The obvious practical application of the telechronic battery is that of weather prediction. In other words, if the first element of a battery is exposed to the air in such a way that rain, if any, will fall upon it, the final element will dissolve the day before and thus offer a foolproof method of predicting rain—or lack of rain—one day ahead.

I trust you will all see, gentlemen, that the telechronic battery can be used for generalized predictions as well.

Suppose, to take a frivolous example, you were interested in a particular horse race. Suppose you intended to place a wager that a particular horse would win that race. Twenty-four hours in advance of the race, you could make up your mind quite firmly that if the horse were to win the next day, you would, immediately upon receiving the news, add water to the first element of a telechronic battery. If it did not win, you would not.

Having made that decision, you need then but observe the last element.
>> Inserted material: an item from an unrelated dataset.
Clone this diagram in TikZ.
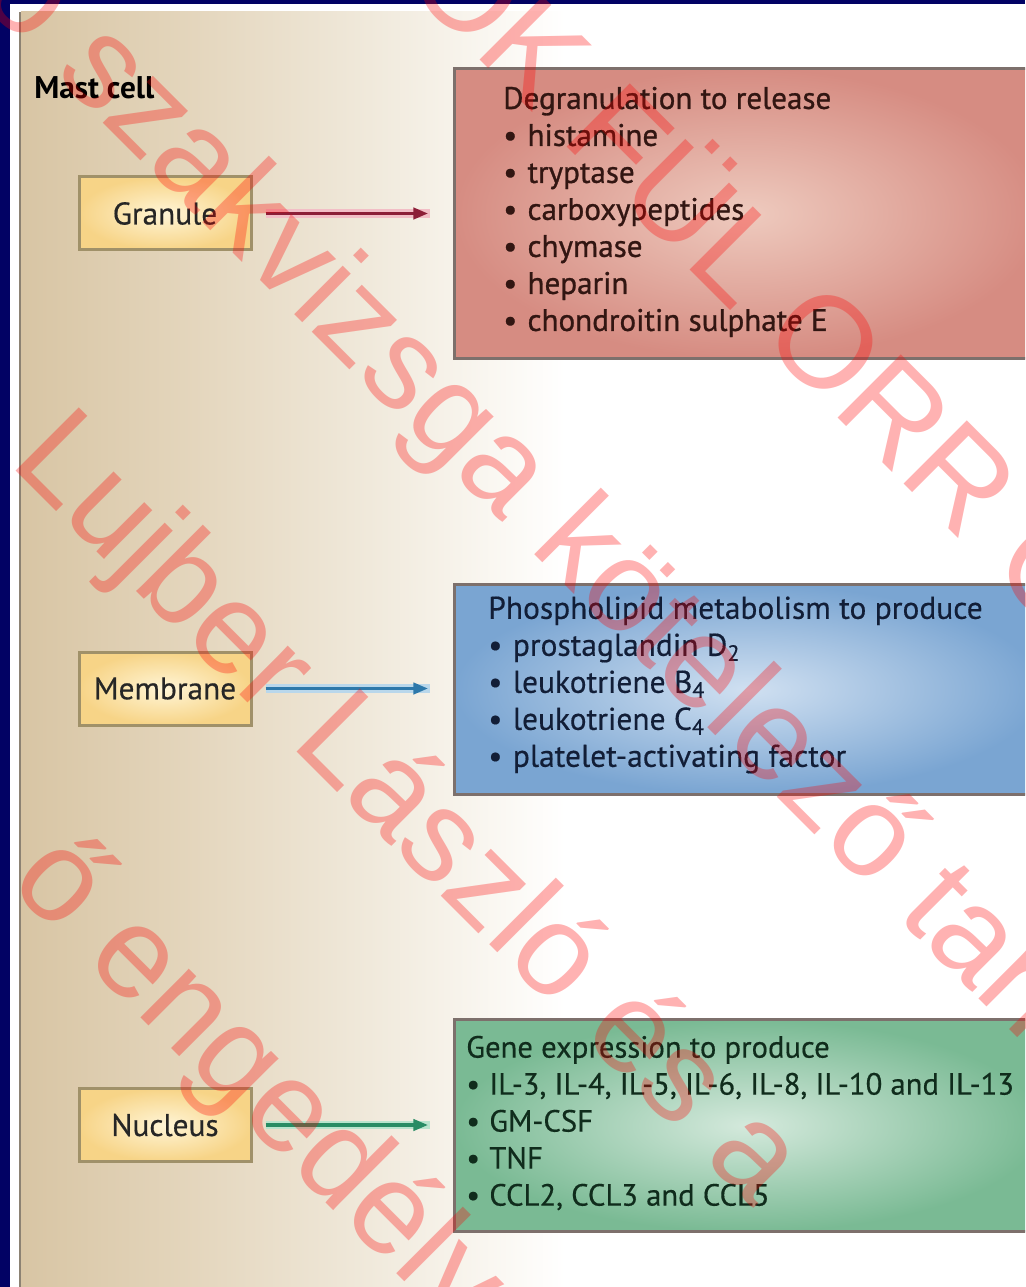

If the thiotimoline in that last element dissolves—followed by a chain of solutions all along the battery at 1.12 second intervals, with which you need not be concerned—you will know that the horse will win beyond doubt. You might even, if you were in a flamboyant mood, allow the solution of the final element to activate a flashing light, a fire gong, a charge of explosive; anything that will unmistakably attract your attention.

You laugh, gentlemen, and yet can this system not be applied, without change, to the launching of a satellite?

Suppose that four hours after launching, an automatic device on board the satellite telemeters a signal to the launching base. Suppose, next, that this radio signal is designed to activate the first element of a telechronic battery.

Do you see the consequences? The sending of the signal four hours after launching can only mean that the satellite is safely in orbit. If it were not, it would have plunged to destruction before the four hours had elapsed. If then, the final element of the telechronic battery dissolves today, we can be certain that there will be a successful launching tomorrow and all may proceed.

If the final element does not dissolve, the launching will not be successful and there must, therefore, be something wrong with the satellite assembly. A team of technicians will begin checking the device and at the moment when the defective item is corrected, the telechronic battery will operate. The launching will then be scheduled in the full expectation of success.